UK to confiscate passports from ‘suspected’ terrorists, criminals, football hooligans

UK to confiscate passports from ‘suspected’ terrorists, criminals, football hooligans
UK citizens can now be stripped of their passports for “actual or suspected” activities declared to be “contrary to the public interest” without a legal procedure, Conservative Home Secretary Theresa May has announced.

May told parliament the move is aimed at “individuals who seek to engage in fighting, extremist activity or terrorist training outside the United Kingdom, for example, and then return to the UK with enhanced capabilities that they then use to conduct an attack on UK soil.”

“The need to disrupt people who travel for these purposes has become increasingly apparent with developments in various parts of the world.”

Previously, the Home Office could only confiscate passports if a UK citizen engaged in "demonstrably undesirable" acts. The sanction was applied infrequently, and since 2005 not one Briton has been divested of their travel documents.

British Home Secretary Theresa May (AFP Photo/Ben Stansall)

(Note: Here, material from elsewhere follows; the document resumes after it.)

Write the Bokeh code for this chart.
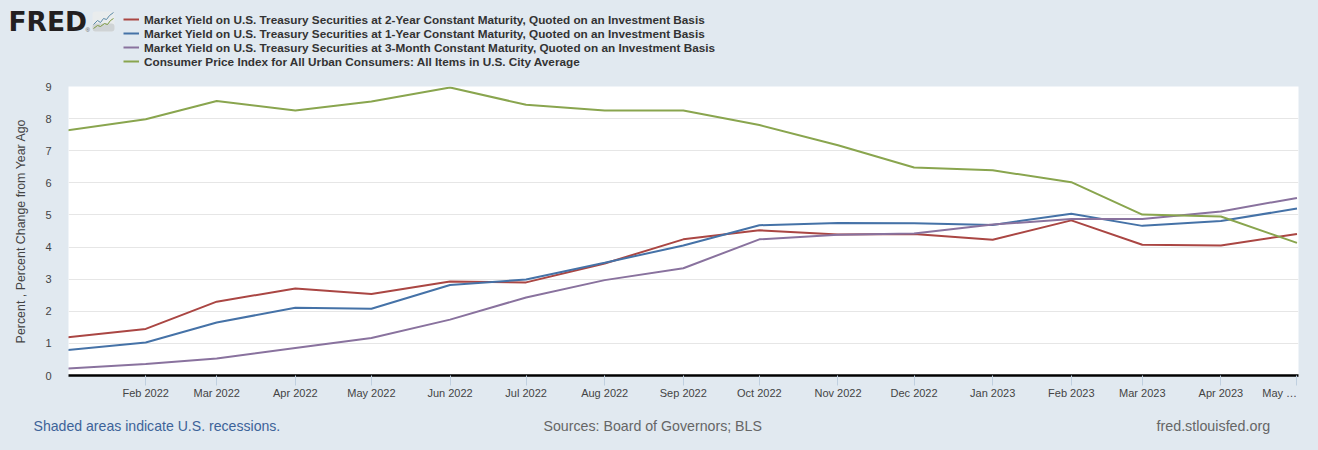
from datetime import datetime
from bokeh.embed import file_html
from bokeh.layouts import column
from bokeh.resources import INLINE
from bokeh.plotting import figure
from bokeh.models import (DatetimeTickFormatter, FixedTicker, Label, Legend, LegendItem, Range1d)

BG = "#e1e9f0"
months = ["2022-01-01", "2022-02-01", "2022-03-01", "2022-04-01", "2022-05-01", "2022-06-01",
          "2022-07-01", "2022-08-01", "2022-09-01", "2022-10-01", "2022-11-01", "2022-12-01",
          "2023-01-01", "2023-02-01", "2023-03-01", "2023-04-01", "2023-05-01"]
two_year = [1.19, 1.45, 2.30, 2.71, 2.54, 2.93, 2.90, 3.49, 4.24, 4.52, 4.39, 4.41, 4.23, 4.83, 4.07, 4.05, 4.41]
one_year = [0.79, 1.03, 1.65, 2.11, 2.08, 2.82, 2.99, 3.51, 4.05, 4.68, 4.75, 4.74, 4.69, 5.04, 4.66, 4.81, 5.20]
three_month = [0.22, 0.36, 0.53, 0.86, 1.17, 1.74, 2.43, 2.97, 3.34, 4.24, 4.38, 4.42, 4.70, 4.87, 4.87, 5.11, 5.53]
cpi = [7.63, 7.98, 8.55, 8.25, 8.53, 8.97, 8.43, 8.25, 8.25, 7.80, 7.17, 6.48, 6.39, 6.02, 5.01, 4.95, 4.13]

series = [
    ("Market Yield on U.S. Treasury Securities at 2-Year Constant Maturity, Quoted on an Investment Basis", two_year, "#aa4643"),
    ("Market Yield on U.S. Treasury Securities at 1-Year Constant Maturity, Quoted on an Investment Basis", one_year, "#4572a7"),
    ("Market Yield on U.S. Treasury Securities at 3-Month Constant Maturity, Quoted on an Investment Basis", three_month, "#89729e"),
    ("Consumer Price Index for All Urban Consumers: All Items in U.S. City Average", cpi, "#89a54e"),
]
dates = [datetime.fromisoformat(m) for m in months]
ms = [d.timestamp() * 1000 for d in dates]
DAY = 86400000
W = 1318
HEAD, BODY, FOOT = 70, 340, 40
FONT = "Liberation Sans"


def strip(height):
    """A chartless band of the page, whose data coordinates are its pixels (y measured downward)."""
    f = figure(width=W, height=height, output_backend="svg", toolbar_location=None,
               x_range=Range1d(0, W), y_range=Range1d(height, 0),
               background_fill_color=BG, border_fill_color=BG, outline_line_color=None,
               min_border_left=0, min_border_right=0, min_border_top=0, min_border_bottom=0,
               frame_align=False)
    f.axis.visible = False
    f.grid.visible = False
    return f


def note(f, x, y, text, **kw):
    kw.setdefault("text_font", FONT)
    f.add_layout(Label(x=x, y=y, text=text, text_baseline="middle", **kw))


# header: logo and legend
head = strip(HEAD)
note(head, 8, 21, "FRED", text_font="DejaVu Sans", text_font_size="26.5px", text_font_style="bold", text_color="#231f20")
note(head, 85, 29.5, "®", text_font_size="6px", text_color="#555555")
head.quad(left=[92], right=[114], top=[11], bottom=[31], fill_color="#e9eced", line_color=None, border_radius=3)
head.quad(left=[92], right=[114], top=[23], bottom=[31], fill_color="#cfd3d5", line_color=None, border_radius=3)
head.line(x=[93, 97, 100, 103, 106, 109, 113], y=[24, 20, 22, 18, 19, 15, 12], line_color="#5b8aa8", line_width=1)
head.line(x=[93, 97, 100, 104, 107, 110, 113], y=[28, 25, 26, 23, 24, 20, 18], line_color="#7d9a40", line_width=1)

# the swatches need a renderer with points; these lie off the band and only lend the legend their style
items = [LegendItem(label=name, renderers=[head.line(x=[-20, -10], y=[-20, -20], line_color=color, line_width=2)])
         for name, _, color in series]
legend = Legend(items=items, location=(123, 2), orientation="vertical", background_fill_alpha=0,
                border_line_color=None, label_text_font=FONT, label_text_font_style="bold",
                label_text_font_size="11.75px", label_text_color="#333333", glyph_width=16, glyph_height=14,
                label_height=14, label_standoff=5, spacing=0, padding=0, margin=0)
head.add_layout(legend)

# chart
p = figure(width=W, height=BODY, output_backend="svg", toolbar_location=None, x_axis_type="datetime",
           background_fill_color="white", border_fill_color=BG, outline_line_color=None,
           min_border_left=68, min_border_right=20, min_border_top=16, min_border_bottom=35,
           frame_align=False,
           x_range=Range1d(ms[0] + 0.55 * DAY, ms[-1] + 0.6 * DAY), y_range=Range1d(0, 9))
p.xgrid.visible = False
p.ygrid.grid_line_color = "#e6e6e6"
p.ygrid.grid_line_width = 1
p.xaxis.ticker = FixedTicker(ticks=ms[1:])
p.xaxis.formatter = DatetimeTickFormatter(months="%b %Y", days="%b %Y", hours="%b %Y")
p.xaxis.major_label_overrides = {ms[-1]: "May …" + "\u00a0" * 7}
p.xaxis.axis_line_color = "black"
p.xaxis.axis_line_width = 2.5
p.xaxis.major_tick_line_color = "#c0d0e0"
p.xaxis.major_tick_in = 0
p.xaxis.major_tick_out = 10
p.xaxis.minor_tick_line_color = None
p.xaxis.major_label_text_font = FONT
p.xaxis.major_label_text_font_size = "11px"
p.xaxis.major_label_text_color = "#444444"
p.xaxis.major_label_standoff = 1
p.yaxis.ticker = FixedTicker(ticks=list(range(0, 10)))
p.yaxis.axis_line_color = None
p.yaxis.major_tick_line_color = None
p.yaxis.minor_tick_line_color = None
p.yaxis.major_label_text_font = FONT
p.yaxis.major_label_text_font_size = "11px"
p.yaxis.major_label_text_color = "#444444"
p.yaxis.major_label_standoff = 11
p.yaxis.axis_label = "Percent , Percent Change from Year Ago"
p.yaxis.axis_label_text_font = FONT
p.yaxis.axis_label_text_font_style = "normal"
p.yaxis.axis_label_text_font_size = "12.4px"
p.yaxis.axis_label_text_color = "#444444"
p.yaxis.axis_label_standoff = 14

for name, values, color in series:
    p.line(x=dates, y=values, line_color=color, line_width=2)

# footer
foot = strip(FOOT)
note(foot, 33, 15, "Shaded areas indicate U.S. recessions.", text_font_size="14.1px", text_color="#3d6399")
note(foot, 543, 15, "Sources: Board of Governors; BLS", text_font_size="14.2px", text_color="#666666")
note(foot, 1156, 15, "fred.stlouisfed.org", text_font_size="14.3px", text_color="#666666")

page = column(head, p, foot, spacing=0)
html = file_html(page, INLINE)
html = html.replace("</head>", "<style>body{background:" + BG + ";}</style></head>", 1)
open("out.html", "w").write(html)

Earlier this week Foreign Secretary William Hague said a “substantial number” of UK citizens is fighting in the Syrian conflict as part of radical Islamic groupings. Most of Britain’s domestic terrorists, including the organizers of the 2005 London bombings, received training in terrorist camps in countries such as Afghanistan and Pakistan.

But some experts disagree as to the origin of radical conversion to extremism. The radicalization process is taking place in the UK and not overseas argues defense consultant, Moeen Raoof.

“They are being radicalized in their living groups up and down the country.  The television sets are informing the radicalization process,” Raoof told RT. The consultant argues that domestic terrorists are “self-radicalizing or radicalizing in peer groups.”

The Home Office will be able to make the decision to withdraw a passport without consulting Parliament or going through the legal system, as the issuing of foreign passports is a Royal Prerogative, a legacy power possessed by the monarchy, and by proxy, by the Cabinet.

Nonetheless, those refused passports will be informed of the reasons for the rejection.

The new rules will not just cover potential terrorists, but those facing arrest warrants, bail restrictions or international orders. As an example, May said that known football hooligans could be banned from leaving the UK.

But May insisted that despite the wide-ranging discretion given to the Home Office on the issue, the measure will only be used where it is “necessary and proportionate”.

Under the current guidelines, four Britons returning from Guantanamo eight years ago were stripped of their passports. Somali-born UK national Mahdi Hashi went missing while visiting the African country and was reportedly imprisoned at the US base; his family in the UK discovered that his citizenship had been revoked. The new law is expected to be applied much more readily, though the Home Office refused to estimate how many people would lose their travel rights.

Being a Royal Prerogative, the new policy comes into force immediately.